Like physicists who combined light, electricity, and magnetism into something that can be expressed by a single entity, we have distilled Haidt’s five moral virtues into a single underlying virtue, one that the authors of the New Testament recognized. It all comes down to loving your neighbor as yourself. In secular terms, we would simply call it unconditional love, untainted by bias or circumstance.

Haidt’s contrived set of virtues fostered intense partisan wrangling over whether liberals or conservative can claim to rack up a higher score. But resolving all Haidt’s virtues down to a single virtue won’t bring the debate to a halt. We might still ask which end of the political spectrum—liberal or conservative—does a better job of living by the dictum that we are to love our neighbor as ourselves. The answer you give to that question probably hinges on your definition of neighbor.

If you interpret “neighbor” as encompassing every human being on the planet, then you probably think liberals do a better job. If you interpret “neighbor” in a more restricted sense as, say, your family, religious group, or nation, then you probably think conservatives do a better job.

The difference between liberals and conservatives is to be found in the different diameters of their respective moral circles. Liberals and conservatives are seriously committed to what they view as the right moral circle. Any politician or religious leader who advocates a moral circle of a diameter at odds with that favored by his party or sect will lose prestige and possibly his next election.

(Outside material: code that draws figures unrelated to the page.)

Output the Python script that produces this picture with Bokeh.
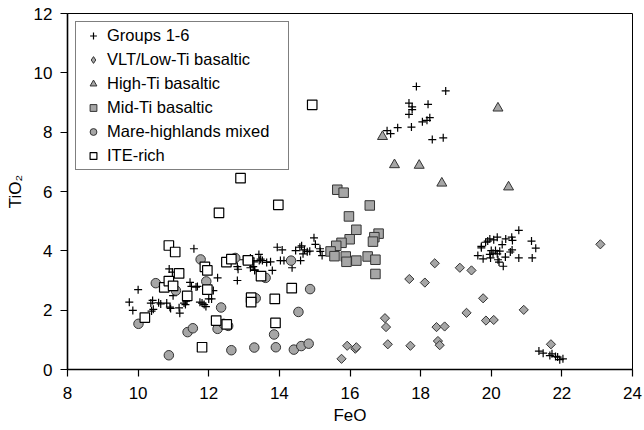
import numpy as np
from bokeh.plotting import figure
from bokeh.models import Legend, LegendItem, FixedTicker, Range1d, ColumnDataSource, CDSView, IndexFilter
from bokeh.embed import file_html
from bokeh.resources import INLINE

# ---- data (FeO, TiO2) ----
groups_feo = [10.00, 9.75, 9.85, 10.36, 10.41, 10.38, 10.43, 10.58, 10.64, 10.81, 10.90, 10.92,
              10.88, 10.97, 10.99, 11.16, 11.18, 11.30, 11.36, 11.34, 11.40, 11.47, 11.51, 11.64,
              11.68, 11.58, 11.75, 11.81, 11.87, 11.92, 12.00, 12.08, 12.13, 12.25, 12.81, 12.81,
              12.83, 12.98, 13.21, 13.26, 13.30, 13.43, 13.18, 13.28, 13.42, 13.47, 13.52, 13.64,
              13.75, 13.18, 13.30, 13.80, 13.94, 14.08, 14.03, 14.13, 14.36, 14.46, 14.58, 14.63,
              14.71, 14.67, 14.79, 14.86, 14.98, 15.02, 15.15, 15.16, 15.21, 14.60,
              17.88, 18.71, 17.67, 18.21, 17.76, 17.76, 17.67, 18.26, 18.18, 18.05, 17.74, 18.33,
              18.64, 17.05, 17.15, 17.35,
              20.78, 19.96, 19.90, 19.84, 20.07, 20.17, 20.41, 20.58, 20.60, 19.72, 19.72, 20.31,
              20.00, 20.12, 20.24, 20.17, 20.05, 19.96, 20.59, 20.54, 20.40, 20.19, 20.22, 20.34,
              19.62, 19.77, 19.98, 20.78, 21.14, 21.26, 21.16,
              21.35, 21.47, 21.66, 21.72, 21.82, 21.88, 21.94, 22.03]
groups_tio2 = [2.69, 2.27, 1.99, 2.24, 2.33, 1.97, 2.03, 2.25, 2.21, 2.24, 2.10, 2.06,
               3.39, 3.28, 2.49, 2.08, 1.90, 2.24, 2.30, 2.19, 2.40, 2.94, 2.80, 2.78,
               2.80, 4.07, 2.27, 2.24, 2.19, 2.12, 2.38, 2.38, 2.66, 3.09, 3.00, 3.47,
               3.38, 3.70, 3.67, 3.47, 3.36, 3.67, 3.76, 3.63, 3.88, 3.72, 3.67, 3.61,
               3.63, 3.43, 3.34, 3.34, 4.12, 4.03, 3.67, 3.67, 3.43, 4.01, 4.12, 4.17,
               4.03, 3.90, 3.97, 3.99, 4.44, 4.22, 4.07, 3.98, 3.84, 3.67,
               9.54, 9.39, 8.98, 8.94, 8.85, 8.76, 8.60, 8.49, 8.40, 8.35, 8.17, 7.75,
               7.81, 8.05, 7.95, 8.15,
               4.69, 4.40, 4.33, 4.29, 4.37, 4.46, 4.40, 4.46, 4.35, 4.15, 4.10, 4.21,
               4.01, 4.01, 3.99, 3.90, 3.92, 3.88, 4.03, 3.96, 3.79, 3.70, 3.62, 3.48,
               3.84, 3.73, 3.76, 3.76, 4.33, 4.09, 3.76,
               0.62, 0.55, 0.47, 0.53, 0.44, 0.42, 0.33, 0.36]

vlt_feo = [15.76, 15.92, 16.15, 16.18, 16.99, 17.02, 17.07, 17.68, 17.71, 18.12, 18.40, 18.45,
           18.49, 18.54, 18.68, 19.11, 19.30, 19.44, 19.77, 19.85, 20.07, 20.92, 21.69, 23.09]
vlt_tio2 = [0.36, 0.80, 0.70, 0.75, 1.73, 1.43, 0.85, 3.05, 0.80, 2.93, 3.58, 1.43,
            0.96, 0.82, 1.45, 3.43, 1.91, 3.34, 2.40, 1.65, 1.67, 2.01, 0.85, 4.22]

highti_feo = [16.92, 17.26, 17.96, 18.60, 20.19, 20.49]
highti_tio2 = [7.85, 6.90, 6.88, 6.28, 8.81, 6.15]

midti_feo = [15.64, 15.82, 16.56, 15.97, 16.18, 16.81, 16.69, 16.65, 15.99, 15.76, 15.61, 15.45,
             15.56, 15.88, 15.90, 16.18, 16.50, 16.72, 16.72]
midti_tio2 = [6.06, 5.96, 5.53, 5.16, 4.71, 4.58, 4.46, 4.31, 4.39, 4.27, 4.17, 3.98,
              3.82, 3.81, 3.63, 3.67, 3.81, 3.70, 3.22]

mare_feo = [10.01, 10.50, 11.07, 10.87, 11.40, 11.55, 11.77, 11.93, 12.35, 12.25, 12.42, 12.55,
            12.64, 12.75, 13.33, 14.33, 13.61, 14.87, 14.54, 13.85, 13.29, 13.90, 14.41, 14.62, 14.83]
mare_tio2 = [1.54, 2.91, 2.66, 0.48, 1.26, 1.39, 3.71, 2.97, 2.09, 1.37, 1.54, 1.47,
             0.65, 3.76, 2.40, 3.67, 3.09, 2.71, 1.94, 1.18, 0.74, 0.75, 0.67, 0.79, 0.87]

ite_feo = [10.19, 10.74, 10.87, 10.99, 10.87, 11.05, 11.16, 11.39, 11.81, 11.89, 11.96, 11.96,
           12.21, 12.51, 12.29, 12.50, 12.64, 12.90, 13.11, 13.20, 13.20, 13.48, 13.87, 13.89,
           13.97, 14.35, 14.93]
ite_tio2 = [1.75, 2.77, 2.98, 2.82, 4.18, 3.96, 3.24, 2.48, 0.75, 3.46, 3.34, 2.69,
            1.65, 1.52, 5.28, 3.62, 3.72, 6.45, 3.68, 2.42, 2.27, 3.15, 2.38, 1.57,
            5.55, 2.74, 8.92]

x_ticks = [8, 10, 12, 14, 16, 18, 20, 22, 24]
y_ticks = [0, 2, 4, 6, 8, 10, 12]

FONT = "Liberation Sans"
GREY = "#a6a6a6"
EDGE = "#333333"

p = figure(width=644, height=430, output_backend="svg", toolbar_location=None,
           x_range=Range1d(8, 24), y_range=Range1d(0, 12),
           min_border_left=67, min_border_right=12, min_border_top=13, min_border_bottom=61)
p.grid.visible = False
p.outline_line_color = "black"
p.outline_line_width = 1
p.background_fill_color = "white"
p.border_fill_color = "white"

for ax, ticks in ((p.xaxis, x_ticks), (p.yaxis, y_ticks)):
    ax.ticker = FixedTicker(ticks=ticks)
    ax.minor_tick_line_color = None
    ax.major_tick_out = 7
    ax.major_tick_in = 0
    ax.axis_line_width = 1.6
    ax.major_tick_line_width = 1.2
    ax.major_label_text_font = FONT
    ax.major_label_text_font_size = "17px"
    ax.major_label_text_color = "black"
    ax.axis_label_text_font = FONT
    ax.axis_label_text_font_size = "17px"
    ax.axis_label_text_font_style = "normal"
    ax.axis_label_text_color = "black"

p.xaxis.axis_label = "FeO"
p.yaxis.axis_label = "TiO\u2082"
p.xaxis.major_label_standoff = 10
p.yaxis.major_label_standoff = 8
p.xaxis.axis_label_standoff = 4
p.yaxis.axis_label_standoff = 6

vlt_src = ColumnDataSource(data=dict(x=vlt_feo, y=vlt_tio2))
# legend-only glyph for the diamonds (legend does not rotate markers); tiny, hidden under a real point
r_vlt_leg = p.scatter("x", "y", source=vlt_src, view=CDSView(filter=IndexFilter(indices=[0])),
                      marker="diamond", size=0.5, fill_color=GREY, line_color=EDGE, line_width=1)

r_groups = p.scatter(groups_feo, groups_tio2, marker="cross", size=8, line_color="black", line_width=1.2)
r_vlt = p.scatter("x", "y", source=vlt_src, marker="square", angle=np.pi / 4, size=6.5,
                  fill_color=GREY, line_color=EDGE, line_width=1)
r_high = p.scatter(highti_feo, highti_tio2, marker="triangle", size=10,
                   fill_color=GREY, line_color=EDGE, line_width=1)
r_mid = p.scatter(midti_feo, midti_tio2, marker="square", size=9.5,
                  fill_color=GREY, line_color=EDGE, line_width=1)
r_mare = p.scatter(mare_feo, mare_tio2, marker="circle", size=9.5,
                   fill_color=GREY, line_color=EDGE, line_width=1)
r_ite = p.scatter(ite_feo, ite_tio2, marker="square", size=9.5,
                  fill_color="white", line_color="black", line_width=1.2)

legend = Legend(items=[
    LegendItem(label="Groups 1-6", renderers=[r_groups]),
    LegendItem(label="VLT/Low-Ti basaltic", renderers=[r_vlt_leg]),
    LegendItem(label="High-Ti basaltic", renderers=[r_high]),
    LegendItem(label="Mid-Ti basaltic", renderers=[r_mid]),
    LegendItem(label="Mare-highlands mixed", renderers=[r_mare]),
    LegendItem(label="ITE-rich", renderers=[r_ite]),
], location="top_left", margin=8, padding=4, spacing=5,
    glyph_width=26, glyph_height=17, label_height=19, label_width=177, label_standoff=1,
    label_text_font=FONT, label_text_font_size="16.5px", label_text_color="black",
    border_line_color="black", border_line_width=1, background_fill_alpha=1)
p.add_layout(legend)

open("out.html", "w").write(file_html(p, INLINE))
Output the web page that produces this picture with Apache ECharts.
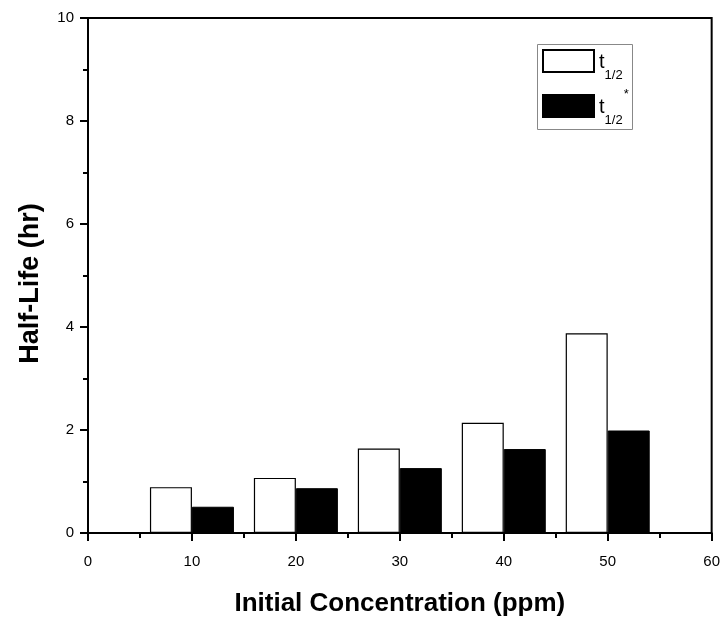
<!DOCTYPE html>
<html>
<head>
<meta charset="utf-8">
<script src="https://cdn.jsdelivr.net/npm/echarts@6/dist/echarts.min.js"></script>
<style>
html,body{margin:0;padding:0;background:#fff;}
#chart{width:723px;height:623px;}
</style>
</head>
<body>
<div id="chart"></div>
<script>
// Data
const concentrations = [10, 20, 30, 40, 50];
const tHalf = [0.89, 1.07, 1.64, 2.14, 3.88];
const tHalfStar = [0.51, 0.87, 1.26, 1.63, 1.99];
const seriesNames = ['t1/2', 't1/2*'];
const xAxisTitle = 'Initial Concentration (ppm)';
const yAxisTitle = 'Half-Life (hr)';

const FONT = '"Liberation Sans", Arial, sans-serif';
const chart = echarts.init(document.getElementById('chart'));

const axisCommon = {
  axisLine: { show: true, lineStyle: { color: '#000', width: 2 } },
  axisTick: { show: true, inside: false, length: 8, lineStyle: { color: '#000', width: 2 } },
  minorTick: { show: true, splitNumber: 2, length: 5, lineStyle: { color: '#000', width: 2 } },
  splitLine: { show: false },
  minorSplitLine: { show: false }
};

chart.setOption({
  animation: false,
  backgroundColor: '#fff',
  grid: {
    left: 88, right: 11, top: 18, bottom: 90,
    show: true, borderColor: '#000', borderWidth: 2, backgroundColor: 'transparent'
  },
  xAxis: Object.assign({
    type: 'value', min: 0, max: 60, interval: 10,
    name: xAxisTitle, nameLocation: 'middle', nameGap: 58,
    nameTextStyle: { fontFamily: FONT, fontSize: 26, fontWeight: 'bold', color: '#000' },
    axisLabel: { fontFamily: FONT, fontSize: 15, color: '#000', margin: 21 }
  }, axisCommon),
  yAxis: Object.assign({
    type: 'value', min: 0, max: 10, interval: 2,
    name: yAxisTitle, nameLocation: 'middle', nameGap: 44,
    nameTextStyle: { fontFamily: FONT, fontSize: 27, fontWeight: 'bold', color: '#000', padding: [0, 16, 0, 0] },
    axisLabel: { fontFamily: FONT, fontSize: 15, color: '#000', margin: 14 }
  }, axisCommon),
  legend: {
    orient: 'vertical', left: 542, top: 40, padding: 0, itemGap: 3,
    itemWidth: 51, itemHeight: 22, borderWidth: 0, icon: 'rect',
    data: seriesNames,
    formatter: function (name) {
      return name === seriesNames[1] ? '{t|t}{sub|1/2}{sup|*}' : '{t|t}{sub|1/2}';
    },
    textStyle: {
      fontFamily: FONT, color: '#000', padding: [0, 0, 22, 0],
      rich: {
        t: { fontFamily: FONT, fontSize: 20, lineHeight: 20, color: '#000', verticalAlign: 'top', padding: [12, 0, 0, 0] },
        sub: { fontFamily: FONT, fontSize: 13, lineHeight: 13, color: '#000', verticalAlign: 'top', padding: [29, 0, 0, 0] },
        sup: { fontFamily: FONT, fontSize: 13, lineHeight: 13, color: '#000', verticalAlign: 'top', padding: [3, 0, 0, 1] }
      }
    }
  },
  graphic: [{
    type: 'rect', left: 537, top: 44, silent: true, z: 0,
    shape: { width: 95, height: 85 },
    style: { fill: 'transparent', stroke: '#888', lineWidth: 1 }
  }],
  series: [
    {
      name: seriesNames[0], type: 'bar', barWidth: 42, barGap: '0%',
      itemStyle: { color: '#fff', borderColor: '#000', borderWidth: 1.2 },
      data: concentrations.map((c, i) => [c, tHalf[i]])
    },
    {
      name: seriesNames[1], type: 'bar', barWidth: 42, barGap: '0%',
      itemStyle: { color: '#000', borderColor: '#000', borderWidth: 1 },
      data: concentrations.map((c, i) => [c, tHalfStar[i]])
    }
  ]
});
</script>
</body>
</html>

A telling example of this was when the Democratic Party (with tepid support from some moderate Republicans) pushed through the Civil Rights Act of 1964. The Civil Rights Act expanded the nation’s moral circle to better encompass black citizens. In the wake of these reforms, President Lyndon Johnson confided to White House Press Secretary Bill Moyers that the Democratic Party’s embrace of civil rights would hand the South over to the Republican Party for a generation or two. And that is precisely what happened. Extending rights to women, gays, and religious minorities—increasing the diameter of the moral circle—has further alienated the Democratic Party from the religiously-conservative South.

According to Genesis 4:9, “Then the LORD said to Cain, ‘Where is your brother Abel?’ ‘I don’t know,’ Cain replied. ‘Am I my brother’s keeper?’”

Most people, religious or not, would reply that we are our brother’s keeper. The question we must each ask ourselves is this: Who is my brother?